* BEGIN Material shown *

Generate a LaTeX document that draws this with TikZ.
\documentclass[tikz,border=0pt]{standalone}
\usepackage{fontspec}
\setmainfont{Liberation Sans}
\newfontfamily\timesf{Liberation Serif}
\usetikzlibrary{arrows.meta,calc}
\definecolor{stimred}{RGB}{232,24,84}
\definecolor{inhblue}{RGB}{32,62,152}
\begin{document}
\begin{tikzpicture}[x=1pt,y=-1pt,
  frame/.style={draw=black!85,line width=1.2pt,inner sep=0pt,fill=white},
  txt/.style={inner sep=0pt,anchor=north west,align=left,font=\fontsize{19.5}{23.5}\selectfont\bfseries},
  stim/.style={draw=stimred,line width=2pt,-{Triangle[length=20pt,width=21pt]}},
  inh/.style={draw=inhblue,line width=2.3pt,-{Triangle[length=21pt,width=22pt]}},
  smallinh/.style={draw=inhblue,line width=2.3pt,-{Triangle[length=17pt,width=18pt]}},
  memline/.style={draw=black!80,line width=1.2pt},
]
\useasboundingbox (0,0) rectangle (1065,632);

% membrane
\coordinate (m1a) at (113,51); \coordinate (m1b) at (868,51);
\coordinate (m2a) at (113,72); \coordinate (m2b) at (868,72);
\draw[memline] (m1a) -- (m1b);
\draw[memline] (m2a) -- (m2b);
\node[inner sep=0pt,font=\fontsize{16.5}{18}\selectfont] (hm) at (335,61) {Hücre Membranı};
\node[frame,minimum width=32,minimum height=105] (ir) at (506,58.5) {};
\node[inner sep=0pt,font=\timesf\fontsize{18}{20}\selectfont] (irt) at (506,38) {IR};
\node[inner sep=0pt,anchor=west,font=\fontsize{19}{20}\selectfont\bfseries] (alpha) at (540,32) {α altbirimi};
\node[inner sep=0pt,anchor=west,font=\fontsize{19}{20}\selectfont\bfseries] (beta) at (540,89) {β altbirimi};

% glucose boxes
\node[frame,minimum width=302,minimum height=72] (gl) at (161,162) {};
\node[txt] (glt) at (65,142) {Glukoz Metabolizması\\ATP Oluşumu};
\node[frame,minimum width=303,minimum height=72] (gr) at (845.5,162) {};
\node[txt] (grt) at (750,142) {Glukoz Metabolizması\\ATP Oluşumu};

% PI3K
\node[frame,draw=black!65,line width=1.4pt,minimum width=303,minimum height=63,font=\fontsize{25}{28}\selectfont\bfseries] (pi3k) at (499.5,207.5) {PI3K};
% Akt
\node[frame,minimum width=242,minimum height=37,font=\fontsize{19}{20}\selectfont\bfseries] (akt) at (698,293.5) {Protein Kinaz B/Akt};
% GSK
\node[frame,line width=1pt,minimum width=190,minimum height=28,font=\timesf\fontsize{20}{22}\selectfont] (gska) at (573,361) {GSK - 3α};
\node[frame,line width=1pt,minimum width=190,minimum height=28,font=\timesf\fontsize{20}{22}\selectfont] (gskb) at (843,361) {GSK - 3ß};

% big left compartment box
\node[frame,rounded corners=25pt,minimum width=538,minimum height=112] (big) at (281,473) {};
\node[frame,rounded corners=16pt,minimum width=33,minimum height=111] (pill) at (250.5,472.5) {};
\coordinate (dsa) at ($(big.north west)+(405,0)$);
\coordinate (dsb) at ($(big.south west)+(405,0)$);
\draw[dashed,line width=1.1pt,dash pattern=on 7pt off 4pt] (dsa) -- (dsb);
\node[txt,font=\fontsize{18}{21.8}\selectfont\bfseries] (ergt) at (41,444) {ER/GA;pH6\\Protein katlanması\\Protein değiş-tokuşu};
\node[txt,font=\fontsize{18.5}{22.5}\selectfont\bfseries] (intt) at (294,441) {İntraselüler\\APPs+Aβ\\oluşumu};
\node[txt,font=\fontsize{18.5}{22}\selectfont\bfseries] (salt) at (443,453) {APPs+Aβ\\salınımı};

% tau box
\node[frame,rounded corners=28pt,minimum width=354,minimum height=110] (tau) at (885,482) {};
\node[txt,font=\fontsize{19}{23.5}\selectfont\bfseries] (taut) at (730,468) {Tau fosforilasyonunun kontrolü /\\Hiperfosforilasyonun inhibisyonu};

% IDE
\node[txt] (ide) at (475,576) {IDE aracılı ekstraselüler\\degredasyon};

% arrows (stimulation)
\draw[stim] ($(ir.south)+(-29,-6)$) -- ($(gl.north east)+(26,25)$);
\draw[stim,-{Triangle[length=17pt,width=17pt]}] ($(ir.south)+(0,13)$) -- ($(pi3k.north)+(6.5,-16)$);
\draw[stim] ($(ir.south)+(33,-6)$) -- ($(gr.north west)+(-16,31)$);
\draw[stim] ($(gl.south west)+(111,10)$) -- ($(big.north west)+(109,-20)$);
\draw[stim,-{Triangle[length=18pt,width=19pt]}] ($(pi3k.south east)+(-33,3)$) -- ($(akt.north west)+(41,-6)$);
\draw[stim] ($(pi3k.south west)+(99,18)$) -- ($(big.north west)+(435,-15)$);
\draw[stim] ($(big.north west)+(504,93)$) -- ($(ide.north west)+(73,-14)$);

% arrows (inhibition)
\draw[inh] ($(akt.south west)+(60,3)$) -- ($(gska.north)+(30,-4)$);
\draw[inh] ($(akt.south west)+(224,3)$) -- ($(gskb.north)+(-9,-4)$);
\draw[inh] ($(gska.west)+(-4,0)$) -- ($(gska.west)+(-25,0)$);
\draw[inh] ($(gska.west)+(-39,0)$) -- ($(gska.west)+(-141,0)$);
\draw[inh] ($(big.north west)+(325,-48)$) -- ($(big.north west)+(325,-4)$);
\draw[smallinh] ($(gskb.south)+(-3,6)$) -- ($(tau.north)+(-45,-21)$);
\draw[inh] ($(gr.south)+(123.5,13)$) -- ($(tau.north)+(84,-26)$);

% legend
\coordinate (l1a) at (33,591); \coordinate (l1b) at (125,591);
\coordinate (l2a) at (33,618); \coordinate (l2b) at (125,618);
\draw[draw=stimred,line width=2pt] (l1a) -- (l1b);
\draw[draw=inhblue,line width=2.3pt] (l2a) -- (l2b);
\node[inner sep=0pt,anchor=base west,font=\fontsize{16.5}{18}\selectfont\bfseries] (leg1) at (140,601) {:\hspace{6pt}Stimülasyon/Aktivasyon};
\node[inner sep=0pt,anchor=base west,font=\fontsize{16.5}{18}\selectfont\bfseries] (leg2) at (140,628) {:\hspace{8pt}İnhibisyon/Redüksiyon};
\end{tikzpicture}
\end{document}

* END Material shown *
* BEGIN Material shown *

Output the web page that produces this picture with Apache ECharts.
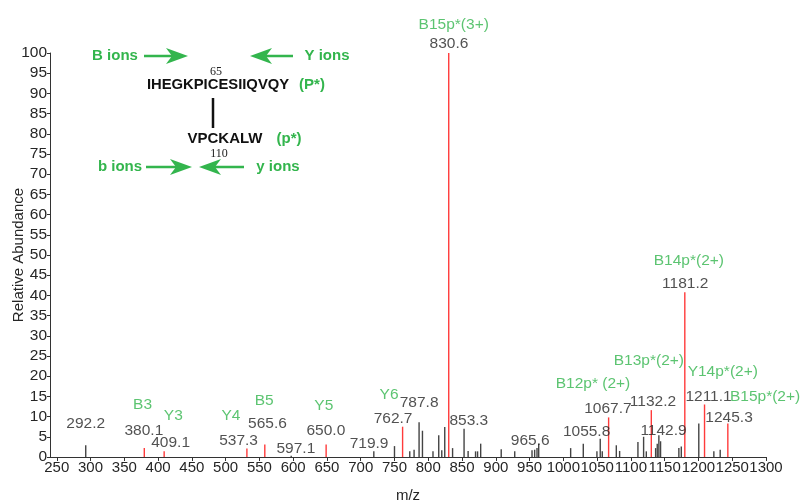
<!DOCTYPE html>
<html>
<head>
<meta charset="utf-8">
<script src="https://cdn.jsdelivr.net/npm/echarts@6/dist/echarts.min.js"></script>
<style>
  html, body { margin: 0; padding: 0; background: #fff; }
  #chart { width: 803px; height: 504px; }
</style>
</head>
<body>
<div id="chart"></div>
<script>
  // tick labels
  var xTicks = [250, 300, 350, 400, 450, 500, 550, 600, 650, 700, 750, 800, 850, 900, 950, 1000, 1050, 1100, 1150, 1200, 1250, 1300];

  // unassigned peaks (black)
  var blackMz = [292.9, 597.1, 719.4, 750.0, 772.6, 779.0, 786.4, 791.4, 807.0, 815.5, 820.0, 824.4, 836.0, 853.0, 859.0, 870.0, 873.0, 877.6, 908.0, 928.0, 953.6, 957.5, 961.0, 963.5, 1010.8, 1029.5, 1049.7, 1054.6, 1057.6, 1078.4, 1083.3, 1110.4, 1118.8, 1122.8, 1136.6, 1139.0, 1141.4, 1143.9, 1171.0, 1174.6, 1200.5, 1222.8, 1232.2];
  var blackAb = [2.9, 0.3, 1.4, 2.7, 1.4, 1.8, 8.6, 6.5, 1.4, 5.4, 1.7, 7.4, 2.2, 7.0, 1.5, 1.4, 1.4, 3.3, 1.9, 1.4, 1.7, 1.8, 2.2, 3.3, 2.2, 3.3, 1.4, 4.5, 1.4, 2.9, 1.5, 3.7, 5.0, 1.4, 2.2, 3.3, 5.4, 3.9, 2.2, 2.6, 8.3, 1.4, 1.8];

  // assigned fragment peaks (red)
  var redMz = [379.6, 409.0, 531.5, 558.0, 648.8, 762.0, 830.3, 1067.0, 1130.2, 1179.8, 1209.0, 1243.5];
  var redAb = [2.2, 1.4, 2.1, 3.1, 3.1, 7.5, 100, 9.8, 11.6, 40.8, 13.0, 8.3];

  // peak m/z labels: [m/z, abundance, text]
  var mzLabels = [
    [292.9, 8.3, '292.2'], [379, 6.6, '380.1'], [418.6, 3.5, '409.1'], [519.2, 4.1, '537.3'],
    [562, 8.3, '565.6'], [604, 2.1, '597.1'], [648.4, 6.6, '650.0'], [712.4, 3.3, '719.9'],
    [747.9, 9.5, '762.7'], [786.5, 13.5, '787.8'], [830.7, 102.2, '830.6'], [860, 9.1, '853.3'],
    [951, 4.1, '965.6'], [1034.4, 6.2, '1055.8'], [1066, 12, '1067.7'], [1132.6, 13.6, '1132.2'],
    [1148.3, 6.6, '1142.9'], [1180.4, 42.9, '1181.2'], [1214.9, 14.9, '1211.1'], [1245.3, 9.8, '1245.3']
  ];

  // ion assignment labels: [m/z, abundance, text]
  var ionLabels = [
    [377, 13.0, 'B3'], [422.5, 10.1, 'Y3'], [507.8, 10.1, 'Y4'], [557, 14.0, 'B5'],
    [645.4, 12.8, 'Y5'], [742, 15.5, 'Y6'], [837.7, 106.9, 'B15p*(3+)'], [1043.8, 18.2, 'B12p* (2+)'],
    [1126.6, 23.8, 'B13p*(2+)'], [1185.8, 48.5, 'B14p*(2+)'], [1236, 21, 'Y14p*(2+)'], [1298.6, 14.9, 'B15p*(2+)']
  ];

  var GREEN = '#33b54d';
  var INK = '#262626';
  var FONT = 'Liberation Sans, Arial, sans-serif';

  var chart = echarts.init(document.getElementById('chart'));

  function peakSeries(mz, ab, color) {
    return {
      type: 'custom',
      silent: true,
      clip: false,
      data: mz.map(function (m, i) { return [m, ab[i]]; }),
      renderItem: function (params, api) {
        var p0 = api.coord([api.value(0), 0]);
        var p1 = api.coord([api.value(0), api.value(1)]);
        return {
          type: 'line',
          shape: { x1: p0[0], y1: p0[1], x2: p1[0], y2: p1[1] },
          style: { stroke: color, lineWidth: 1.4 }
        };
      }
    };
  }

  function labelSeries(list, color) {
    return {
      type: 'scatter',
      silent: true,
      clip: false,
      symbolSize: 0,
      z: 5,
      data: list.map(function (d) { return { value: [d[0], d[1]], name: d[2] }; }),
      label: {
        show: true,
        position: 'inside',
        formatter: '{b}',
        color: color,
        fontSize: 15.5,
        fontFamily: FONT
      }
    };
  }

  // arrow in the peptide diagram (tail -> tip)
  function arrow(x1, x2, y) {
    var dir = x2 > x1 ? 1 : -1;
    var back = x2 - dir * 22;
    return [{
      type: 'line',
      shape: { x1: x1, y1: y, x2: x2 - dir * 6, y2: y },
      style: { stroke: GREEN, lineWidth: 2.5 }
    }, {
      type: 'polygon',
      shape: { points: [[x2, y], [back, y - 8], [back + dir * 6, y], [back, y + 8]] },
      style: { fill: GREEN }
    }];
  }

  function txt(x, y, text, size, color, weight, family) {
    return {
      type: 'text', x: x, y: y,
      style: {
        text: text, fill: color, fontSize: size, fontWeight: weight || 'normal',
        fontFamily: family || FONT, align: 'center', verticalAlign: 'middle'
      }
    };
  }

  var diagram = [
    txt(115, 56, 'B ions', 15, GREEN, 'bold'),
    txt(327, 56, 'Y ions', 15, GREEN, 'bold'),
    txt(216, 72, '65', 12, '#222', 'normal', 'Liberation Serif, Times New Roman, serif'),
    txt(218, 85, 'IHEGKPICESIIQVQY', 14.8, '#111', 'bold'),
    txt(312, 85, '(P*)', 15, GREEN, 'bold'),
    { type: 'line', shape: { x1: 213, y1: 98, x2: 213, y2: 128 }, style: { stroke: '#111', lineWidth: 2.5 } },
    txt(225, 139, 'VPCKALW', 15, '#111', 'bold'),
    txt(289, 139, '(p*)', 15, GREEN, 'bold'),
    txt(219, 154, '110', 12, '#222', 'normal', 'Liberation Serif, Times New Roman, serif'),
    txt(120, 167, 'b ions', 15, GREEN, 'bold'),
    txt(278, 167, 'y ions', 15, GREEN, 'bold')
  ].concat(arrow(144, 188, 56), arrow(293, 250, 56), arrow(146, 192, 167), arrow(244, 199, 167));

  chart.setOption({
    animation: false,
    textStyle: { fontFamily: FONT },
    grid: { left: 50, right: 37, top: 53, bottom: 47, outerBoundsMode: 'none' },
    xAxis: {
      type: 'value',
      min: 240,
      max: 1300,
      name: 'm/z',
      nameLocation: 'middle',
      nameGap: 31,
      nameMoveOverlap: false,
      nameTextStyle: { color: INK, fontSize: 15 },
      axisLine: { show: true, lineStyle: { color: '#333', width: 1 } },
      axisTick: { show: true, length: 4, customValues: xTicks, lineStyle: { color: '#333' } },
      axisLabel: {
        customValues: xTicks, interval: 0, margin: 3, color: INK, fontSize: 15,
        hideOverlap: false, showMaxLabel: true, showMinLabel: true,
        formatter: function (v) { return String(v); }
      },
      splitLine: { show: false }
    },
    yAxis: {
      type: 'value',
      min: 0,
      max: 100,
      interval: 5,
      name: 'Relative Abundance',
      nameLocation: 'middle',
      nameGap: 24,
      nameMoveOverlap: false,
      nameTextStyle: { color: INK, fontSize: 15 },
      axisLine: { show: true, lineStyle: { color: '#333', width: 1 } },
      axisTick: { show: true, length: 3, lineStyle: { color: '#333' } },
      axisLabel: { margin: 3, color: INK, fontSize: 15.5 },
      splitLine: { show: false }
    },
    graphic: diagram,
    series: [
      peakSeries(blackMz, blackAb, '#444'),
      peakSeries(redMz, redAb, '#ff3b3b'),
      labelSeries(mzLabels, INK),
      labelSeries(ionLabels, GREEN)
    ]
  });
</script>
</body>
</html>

* END Material shown *

Reproduce exactly the lines from the line with "Generate a LaTeX" through the line with "(grt) at (750,142)", both end lines included, and only those lines.

→ Written answer:
Generate a LaTeX document that draws this with TikZ.
\documentclass[tikz,border=0pt]{standalone}
\usepackage{fontspec}
\setmainfont{Liberation Sans}
\newfontfamily\timesf{Liberation Serif}
\usetikzlibrary{arrows.meta,calc}
\definecolor{stimred}{RGB}{232,24,84}
\definecolor{inhblue}{RGB}{32,62,152}
\begin{document}
\begin{tikzpicture}[x=1pt,y=-1pt,
  frame/.style={draw=black!85,line width=1.2pt,inner sep=0pt,fill=white},
  txt/.style={inner sep=0pt,anchor=north west,align=left,font=\fontsize{19.5}{23.5}\selectfont\bfseries},
  stim/.style={draw=stimred,line width=2pt,-{Triangle[length=20pt,width=21pt]}},
  inh/.style={draw=inhblue,line width=2.3pt,-{Triangle[length=21pt,width=22pt]}},
  smallinh/.style={draw=inhblue,line width=2.3pt,-{Triangle[length=17pt,width=18pt]}},
  memline/.style={draw=black!80,line width=1.2pt},
]
\useasboundingbox (0,0) rectangle (1065,632);

% membrane
\coordinate (m1a) at (113,51); \coordinate (m1b) at (868,51);
\coordinate (m2a) at (113,72); \coordinate (m2b) at (868,72);
\draw[memline] (m1a) -- (m1b);
\draw[memline] (m2a) -- (m2b);
\node[inner sep=0pt,font=\fontsize{16.5}{18}\selectfont] (hm) at (335,61) {Hücre Membranı};
\node[frame,minimum width=32,minimum height=105] (ir) at (506,58.5) {};
\node[inner sep=0pt,font=\timesf\fontsize{18}{20}\selectfont] (irt) at (506,38) {IR};
\node[inner sep=0pt,anchor=west,font=\fontsize{19}{20}\selectfont\bfseries] (alpha) at (540,32) {α altbirimi};
\node[inner sep=0pt,anchor=west,font=\fontsize{19}{20}\selectfont\bfseries] (beta) at (540,89) {β altbirimi};

% glucose boxes
\node[frame,minimum width=302,minimum height=72] (gl) at (161,162) {};
\node[txt] (glt) at (65,142) {Glukoz Metabolizması\\ATP Oluşumu};
\node[frame,minimum width=303,minimum height=72] (gr) at (845.5,162) {};
\node[txt] (grt) at (750,142) {Glukoz Metabolizması\\ATP Oluşumu};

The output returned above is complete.